Exercise
Identify the lines containing the word "Write". Copy each one.

Dataset rows

------------------------------

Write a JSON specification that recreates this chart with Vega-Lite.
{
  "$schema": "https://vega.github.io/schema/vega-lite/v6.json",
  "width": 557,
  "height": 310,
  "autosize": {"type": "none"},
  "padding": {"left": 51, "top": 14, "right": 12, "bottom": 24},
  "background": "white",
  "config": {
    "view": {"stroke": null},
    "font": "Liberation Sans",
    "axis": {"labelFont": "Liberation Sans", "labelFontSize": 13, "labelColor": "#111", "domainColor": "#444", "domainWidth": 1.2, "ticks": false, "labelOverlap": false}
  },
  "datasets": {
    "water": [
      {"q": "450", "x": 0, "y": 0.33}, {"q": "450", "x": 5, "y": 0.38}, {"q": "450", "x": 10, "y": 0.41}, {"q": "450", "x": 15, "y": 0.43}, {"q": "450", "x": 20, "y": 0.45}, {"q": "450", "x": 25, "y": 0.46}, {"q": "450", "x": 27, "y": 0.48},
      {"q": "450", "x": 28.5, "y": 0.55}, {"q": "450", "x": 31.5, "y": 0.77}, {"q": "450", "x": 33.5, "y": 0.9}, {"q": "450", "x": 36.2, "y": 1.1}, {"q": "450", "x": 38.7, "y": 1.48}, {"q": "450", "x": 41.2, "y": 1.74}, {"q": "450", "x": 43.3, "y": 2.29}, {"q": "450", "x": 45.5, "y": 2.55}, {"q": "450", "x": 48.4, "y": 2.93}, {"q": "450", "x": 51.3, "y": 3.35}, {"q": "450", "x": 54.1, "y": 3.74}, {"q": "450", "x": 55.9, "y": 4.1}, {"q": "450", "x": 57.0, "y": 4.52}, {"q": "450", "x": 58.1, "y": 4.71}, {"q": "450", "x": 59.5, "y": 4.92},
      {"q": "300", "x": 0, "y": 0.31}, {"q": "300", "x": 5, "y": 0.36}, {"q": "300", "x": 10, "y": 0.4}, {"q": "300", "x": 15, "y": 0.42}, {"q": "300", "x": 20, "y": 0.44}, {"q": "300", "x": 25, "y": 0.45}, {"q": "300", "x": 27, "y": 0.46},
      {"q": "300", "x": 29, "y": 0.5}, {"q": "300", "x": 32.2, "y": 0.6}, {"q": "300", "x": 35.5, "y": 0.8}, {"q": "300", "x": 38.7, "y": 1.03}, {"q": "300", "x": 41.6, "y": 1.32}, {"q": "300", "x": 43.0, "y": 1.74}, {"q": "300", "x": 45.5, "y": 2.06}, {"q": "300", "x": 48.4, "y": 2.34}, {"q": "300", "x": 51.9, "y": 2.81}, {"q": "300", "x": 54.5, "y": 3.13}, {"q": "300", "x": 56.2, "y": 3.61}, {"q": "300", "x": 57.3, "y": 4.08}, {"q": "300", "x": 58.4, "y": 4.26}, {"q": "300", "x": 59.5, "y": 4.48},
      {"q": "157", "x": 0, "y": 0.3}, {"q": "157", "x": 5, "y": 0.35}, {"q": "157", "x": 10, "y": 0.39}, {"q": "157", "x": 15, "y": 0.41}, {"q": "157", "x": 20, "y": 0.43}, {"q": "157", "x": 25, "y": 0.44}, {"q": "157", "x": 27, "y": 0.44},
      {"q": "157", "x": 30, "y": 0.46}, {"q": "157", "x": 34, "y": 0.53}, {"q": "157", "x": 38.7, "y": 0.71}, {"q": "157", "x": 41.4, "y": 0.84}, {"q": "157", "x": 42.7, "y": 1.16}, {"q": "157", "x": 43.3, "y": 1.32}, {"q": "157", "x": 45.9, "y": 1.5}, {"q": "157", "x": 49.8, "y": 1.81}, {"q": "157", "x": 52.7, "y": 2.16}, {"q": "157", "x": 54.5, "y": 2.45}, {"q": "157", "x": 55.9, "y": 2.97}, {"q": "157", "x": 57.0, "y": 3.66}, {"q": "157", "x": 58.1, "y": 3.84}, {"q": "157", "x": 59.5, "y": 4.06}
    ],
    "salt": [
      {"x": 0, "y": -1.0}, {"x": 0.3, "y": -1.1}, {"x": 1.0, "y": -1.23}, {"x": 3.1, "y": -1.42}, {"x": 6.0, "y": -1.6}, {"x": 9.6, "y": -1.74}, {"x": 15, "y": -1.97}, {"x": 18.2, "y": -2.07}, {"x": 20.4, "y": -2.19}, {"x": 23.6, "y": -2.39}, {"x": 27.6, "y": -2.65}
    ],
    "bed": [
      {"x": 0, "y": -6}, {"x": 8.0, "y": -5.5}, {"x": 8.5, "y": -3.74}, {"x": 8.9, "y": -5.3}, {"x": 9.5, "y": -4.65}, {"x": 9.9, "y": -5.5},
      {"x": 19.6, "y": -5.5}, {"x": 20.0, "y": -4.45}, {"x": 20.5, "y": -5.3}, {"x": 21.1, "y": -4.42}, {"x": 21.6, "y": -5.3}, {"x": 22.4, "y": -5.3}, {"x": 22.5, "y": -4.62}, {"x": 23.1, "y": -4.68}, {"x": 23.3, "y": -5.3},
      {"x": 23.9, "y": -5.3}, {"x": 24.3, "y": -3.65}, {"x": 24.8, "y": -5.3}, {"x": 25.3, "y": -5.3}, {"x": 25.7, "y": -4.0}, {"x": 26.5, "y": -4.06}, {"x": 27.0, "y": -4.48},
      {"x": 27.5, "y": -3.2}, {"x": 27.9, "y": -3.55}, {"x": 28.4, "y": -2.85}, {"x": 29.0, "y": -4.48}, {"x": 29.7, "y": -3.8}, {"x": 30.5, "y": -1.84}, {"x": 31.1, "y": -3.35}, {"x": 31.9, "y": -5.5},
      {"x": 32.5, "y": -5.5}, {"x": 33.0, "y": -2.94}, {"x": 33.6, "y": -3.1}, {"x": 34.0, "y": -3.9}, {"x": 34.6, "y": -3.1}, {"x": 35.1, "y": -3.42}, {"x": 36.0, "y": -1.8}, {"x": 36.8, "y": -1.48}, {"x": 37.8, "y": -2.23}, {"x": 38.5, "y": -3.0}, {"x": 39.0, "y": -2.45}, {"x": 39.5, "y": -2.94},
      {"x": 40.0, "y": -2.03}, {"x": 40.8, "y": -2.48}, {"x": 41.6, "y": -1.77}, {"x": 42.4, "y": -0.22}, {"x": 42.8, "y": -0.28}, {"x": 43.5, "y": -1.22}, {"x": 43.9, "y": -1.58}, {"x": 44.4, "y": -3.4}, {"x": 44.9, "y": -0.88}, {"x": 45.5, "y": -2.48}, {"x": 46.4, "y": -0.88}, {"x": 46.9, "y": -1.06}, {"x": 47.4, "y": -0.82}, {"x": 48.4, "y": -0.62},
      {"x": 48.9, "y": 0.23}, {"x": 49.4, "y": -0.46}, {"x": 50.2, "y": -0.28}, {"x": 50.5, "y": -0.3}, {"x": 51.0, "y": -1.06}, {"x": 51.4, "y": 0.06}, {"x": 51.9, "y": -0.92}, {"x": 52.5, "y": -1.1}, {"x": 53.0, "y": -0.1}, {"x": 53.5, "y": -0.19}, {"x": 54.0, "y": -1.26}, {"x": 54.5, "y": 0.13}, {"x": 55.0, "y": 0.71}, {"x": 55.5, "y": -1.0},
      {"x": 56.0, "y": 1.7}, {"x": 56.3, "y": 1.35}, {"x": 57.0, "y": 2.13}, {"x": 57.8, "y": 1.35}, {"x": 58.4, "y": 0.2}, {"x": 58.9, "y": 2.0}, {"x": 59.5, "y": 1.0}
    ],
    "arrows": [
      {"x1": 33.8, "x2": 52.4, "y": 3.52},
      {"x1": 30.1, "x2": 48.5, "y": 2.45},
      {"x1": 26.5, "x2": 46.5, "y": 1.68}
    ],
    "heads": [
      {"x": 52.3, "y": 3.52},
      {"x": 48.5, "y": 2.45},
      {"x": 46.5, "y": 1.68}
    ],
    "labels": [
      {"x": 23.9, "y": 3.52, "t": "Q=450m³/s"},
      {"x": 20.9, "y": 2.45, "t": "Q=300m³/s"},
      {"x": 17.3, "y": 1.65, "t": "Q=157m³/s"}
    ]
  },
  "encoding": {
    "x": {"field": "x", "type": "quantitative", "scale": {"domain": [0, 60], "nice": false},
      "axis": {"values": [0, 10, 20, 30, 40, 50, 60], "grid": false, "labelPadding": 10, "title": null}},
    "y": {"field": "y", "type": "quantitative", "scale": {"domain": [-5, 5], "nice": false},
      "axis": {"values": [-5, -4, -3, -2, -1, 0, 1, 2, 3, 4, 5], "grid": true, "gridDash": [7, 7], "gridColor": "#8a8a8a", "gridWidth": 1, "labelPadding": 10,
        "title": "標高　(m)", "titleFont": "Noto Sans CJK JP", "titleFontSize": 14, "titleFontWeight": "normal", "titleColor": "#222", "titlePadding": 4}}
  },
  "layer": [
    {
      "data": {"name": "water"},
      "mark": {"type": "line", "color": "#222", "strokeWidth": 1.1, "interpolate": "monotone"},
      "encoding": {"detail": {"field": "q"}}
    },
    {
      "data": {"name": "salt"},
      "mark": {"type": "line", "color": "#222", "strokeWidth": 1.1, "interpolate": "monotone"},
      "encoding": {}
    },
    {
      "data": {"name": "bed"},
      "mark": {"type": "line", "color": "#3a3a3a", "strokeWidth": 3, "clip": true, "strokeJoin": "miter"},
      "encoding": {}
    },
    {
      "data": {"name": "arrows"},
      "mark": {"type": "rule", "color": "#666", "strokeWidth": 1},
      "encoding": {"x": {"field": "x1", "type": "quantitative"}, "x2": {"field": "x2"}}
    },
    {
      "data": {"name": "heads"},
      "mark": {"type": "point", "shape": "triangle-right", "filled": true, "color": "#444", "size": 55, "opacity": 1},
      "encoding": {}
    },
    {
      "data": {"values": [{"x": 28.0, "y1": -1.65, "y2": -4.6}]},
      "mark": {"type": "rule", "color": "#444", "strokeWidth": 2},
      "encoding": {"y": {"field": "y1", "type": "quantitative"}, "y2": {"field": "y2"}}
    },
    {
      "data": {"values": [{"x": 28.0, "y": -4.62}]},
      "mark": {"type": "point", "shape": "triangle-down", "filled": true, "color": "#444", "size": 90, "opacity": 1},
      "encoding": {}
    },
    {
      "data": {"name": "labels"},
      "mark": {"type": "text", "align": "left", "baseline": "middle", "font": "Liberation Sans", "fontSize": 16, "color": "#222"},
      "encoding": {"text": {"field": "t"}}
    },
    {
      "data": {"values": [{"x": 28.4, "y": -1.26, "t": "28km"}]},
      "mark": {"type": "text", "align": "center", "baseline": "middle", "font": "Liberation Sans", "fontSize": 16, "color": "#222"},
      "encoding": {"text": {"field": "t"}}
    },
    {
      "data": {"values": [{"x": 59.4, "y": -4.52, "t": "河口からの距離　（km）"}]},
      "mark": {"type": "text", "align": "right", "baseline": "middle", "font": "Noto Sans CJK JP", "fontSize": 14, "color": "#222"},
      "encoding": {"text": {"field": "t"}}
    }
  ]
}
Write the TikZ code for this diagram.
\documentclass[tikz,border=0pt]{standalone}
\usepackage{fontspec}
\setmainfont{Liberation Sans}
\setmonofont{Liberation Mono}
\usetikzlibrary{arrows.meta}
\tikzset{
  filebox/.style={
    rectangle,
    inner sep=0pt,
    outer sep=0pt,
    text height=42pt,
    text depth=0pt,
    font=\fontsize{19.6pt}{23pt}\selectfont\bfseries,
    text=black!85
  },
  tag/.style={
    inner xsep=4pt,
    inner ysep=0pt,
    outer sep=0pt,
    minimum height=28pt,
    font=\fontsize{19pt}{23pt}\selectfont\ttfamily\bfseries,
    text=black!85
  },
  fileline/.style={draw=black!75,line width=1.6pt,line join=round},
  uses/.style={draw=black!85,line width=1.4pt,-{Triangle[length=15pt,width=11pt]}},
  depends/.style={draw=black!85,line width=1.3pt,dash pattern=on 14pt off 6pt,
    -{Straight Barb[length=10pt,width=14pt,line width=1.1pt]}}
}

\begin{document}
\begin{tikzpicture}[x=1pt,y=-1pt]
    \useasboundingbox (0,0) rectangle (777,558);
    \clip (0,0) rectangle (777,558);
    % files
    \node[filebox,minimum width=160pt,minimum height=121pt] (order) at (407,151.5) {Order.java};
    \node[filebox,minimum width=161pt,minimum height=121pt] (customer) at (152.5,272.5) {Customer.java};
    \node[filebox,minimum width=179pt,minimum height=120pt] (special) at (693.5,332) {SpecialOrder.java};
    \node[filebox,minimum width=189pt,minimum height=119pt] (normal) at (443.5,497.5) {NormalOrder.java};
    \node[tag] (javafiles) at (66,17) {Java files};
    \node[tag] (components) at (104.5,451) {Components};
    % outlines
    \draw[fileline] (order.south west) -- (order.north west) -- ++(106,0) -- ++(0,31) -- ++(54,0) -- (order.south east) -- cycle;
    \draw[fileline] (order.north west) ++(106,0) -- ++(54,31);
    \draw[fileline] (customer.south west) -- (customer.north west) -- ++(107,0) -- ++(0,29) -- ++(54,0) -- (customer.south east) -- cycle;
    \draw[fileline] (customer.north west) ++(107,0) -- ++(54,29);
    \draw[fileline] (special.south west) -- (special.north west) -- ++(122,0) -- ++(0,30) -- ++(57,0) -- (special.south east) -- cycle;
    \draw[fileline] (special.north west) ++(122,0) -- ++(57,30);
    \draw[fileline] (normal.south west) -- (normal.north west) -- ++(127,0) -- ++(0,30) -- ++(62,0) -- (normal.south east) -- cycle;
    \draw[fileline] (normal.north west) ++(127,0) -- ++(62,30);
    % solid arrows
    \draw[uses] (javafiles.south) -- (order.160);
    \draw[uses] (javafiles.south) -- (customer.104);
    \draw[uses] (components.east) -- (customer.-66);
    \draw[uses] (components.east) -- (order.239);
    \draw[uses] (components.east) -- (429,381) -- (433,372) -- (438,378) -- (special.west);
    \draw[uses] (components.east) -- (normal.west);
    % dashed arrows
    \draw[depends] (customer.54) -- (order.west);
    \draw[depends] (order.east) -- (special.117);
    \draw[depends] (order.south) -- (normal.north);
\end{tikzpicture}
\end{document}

------------------------------

Response for this exercise
Write a JSON specification that recreates this chart with Vega-Lite.
Write the TikZ code for this diagram.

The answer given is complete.